In legend and lore, the mermaid is a symbol of fatal seduction. She represents the self-destructive aspect of desire, the toxic allure of the unattainable. Like Ulysses one must be bound hard and fast to the mast of reality to successfully escape the illusions of unbridled passion. And yet the mermaid dwells in the sea and her sisters in ponds and lakes and springs. Water is the source of life, the essential means of purification, and the elemental locus of regeneration. Dweck’s mermaids are sensual and alluring, but also free and unfettered. The indeterminate world they inhabit, however briefly, is a private, peaceful place where they may find a serenity not possible in the world on dry land. But there is also something ruthless in the photographer’s somatic divagations, in the optical distortions of the lithesome bodies that he seizes upon through the roiling waters. It is the ruthlessness of the hungry eye of the photographer, who, like mermaids of yore, is a predator himself.
In the nineteenth century, images of mermaids abounded.

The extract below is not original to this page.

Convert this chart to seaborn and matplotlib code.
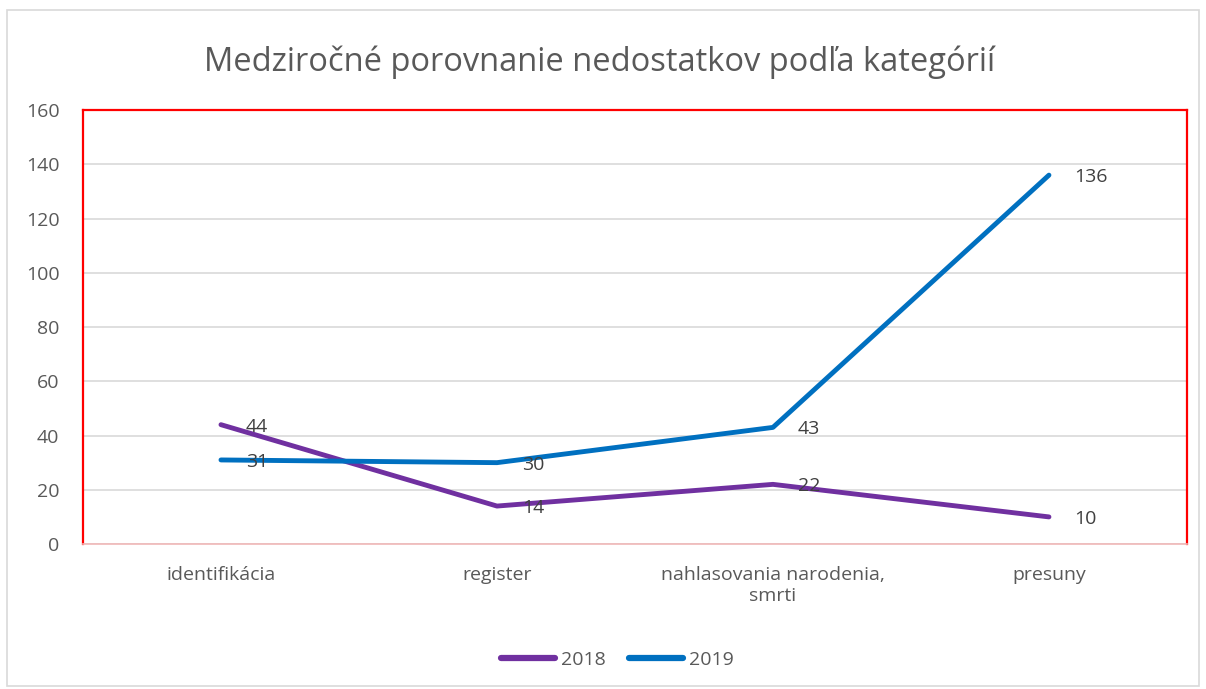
import pandas as pd
import seaborn as sns
import matplotlib.pyplot as plt
from matplotlib.patches import Rectangle

# Data
categories = ['identifikácia', 'register', 'nahlasovania narodenia,\nsmrti', 'presuny']
values_2018 = [44, 14, 22, 10]
values_2019 = [31, 30, 43, 136]
years = ['2018', '2019']
colors = {'2018': '#7030A0', '2019': '#0070C0'}

df = pd.DataFrame({
    'kategoria': categories * 2,
    'pocet': values_2018 + values_2019,
    'rok': [years[0]] * 4 + [years[1]] * 4,
})
df['pos'] = df['kategoria'].map({c: i for i, c in enumerate(categories)})

sns.set_theme(style='white')
plt.rcParams['font.family'] = ['Open Sans', 'DejaVu Sans']
text_color = '#595959'

fig = plt.figure(figsize=(12.06, 6.89), dpi=100)
ax = fig.add_axes([0.0688, 0.2104, 0.9154, 0.6299])

sns.lineplot(data=df, x='pos', y='pocet', hue='rok', palette=colors,
             linewidth=3.5, ax=ax, solid_capstyle='round')

# Data labels to the right of each point
for _, row in df.iterrows():
    ax.annotate(str(row['pocet']), (row['pos'], row['pocet']),
                xytext=(18, -1.5), textcoords='offset points',
                ha='left', va='center', fontsize=14, color='#404040')

ax.set_xlim(-0.5, len(categories) - 0.5)
ax.set_ylim(0, 160)
ax.set_yticks(range(0, 161, 20))
ax.set_xticks(range(len(categories)))
ax.set_xticklabels(categories, fontsize=14, color=text_color)
ax.tick_params(axis='y', labelsize=14, labelcolor=text_color, length=0, pad=17)
ax.tick_params(axis='x', length=0, pad=16)
ax.yaxis.grid(True, color='#D9D9D9', linewidth=1.2)
ax.set_axisbelow(True)
ax.set_xlabel('')
ax.set_ylabel('')

for side in ['left', 'top', 'right']:
    ax.spines[side].set_color('#FF0000')
    ax.spines[side].set_linewidth(1.6)
ax.spines['bottom'].set_color('#F0B8B8')
ax.spines['bottom'].set_linewidth(1.2)

ax.set_title('Medziročné porovnanie nedostatkov podľa kategórií',
             fontsize=23.5, color=text_color, pad=28, x=0.468)

leg = ax.legend(loc='upper center', bbox_to_anchor=(0.484, -0.205), ncol=2,
                frameon=False, fontsize=14, handlelength=2.8, handletextpad=0.3,
                columnspacing=1.2)
for t in leg.get_texts():
    t.set_color(text_color)
for h in leg.get_lines():
    h.set_linewidth(4.5)

# Outer chart border
fig.patches.append(Rectangle((0.006, 0.005), 0.988, 0.98, transform=fig.transFigure,
                             fill=False, edgecolor='#D9D9D9', linewidth=1.2))

fig.savefig('out.png', dpi=100)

The enticement of such images, as in the pallid picturebook paintings of a Waterhouse or a Burne-Jones, teased a Victorian sensibility. In America, the imperatives of popular culture have tended to domesticate the mysterious and eliminate dread and submerge the erotic in a cloying cuteness, so that the femme fatale figure of the mermaid has been reduced to an anodyne animation. The aquatic world of Dweck’s, however, is rather more luxe, calme, et volupté—where Matisse’s nymphs and dancing maenads or perhaps Yves Klein’s naked blue living female “paintbrushes” have gotten swept up in the blue-green veils of a Morris Louis canvas. In Dweck’s abstracting, painterly vision of the mermaid, where the depth of field of his lens is iterated by the water’s depths, he offers a vision of untrammeled beauty, without vanity or pretense, but natural, elegant, at times effervescent. The enchantment of place and physical charm, the shedding of clothing and psychic baggage, the meditative isolation of the underwater world, and the baptismal cleansing of the waters produce a transformation that only being truly in one’s element may confer—at least “till human voices wake us, and we drown.”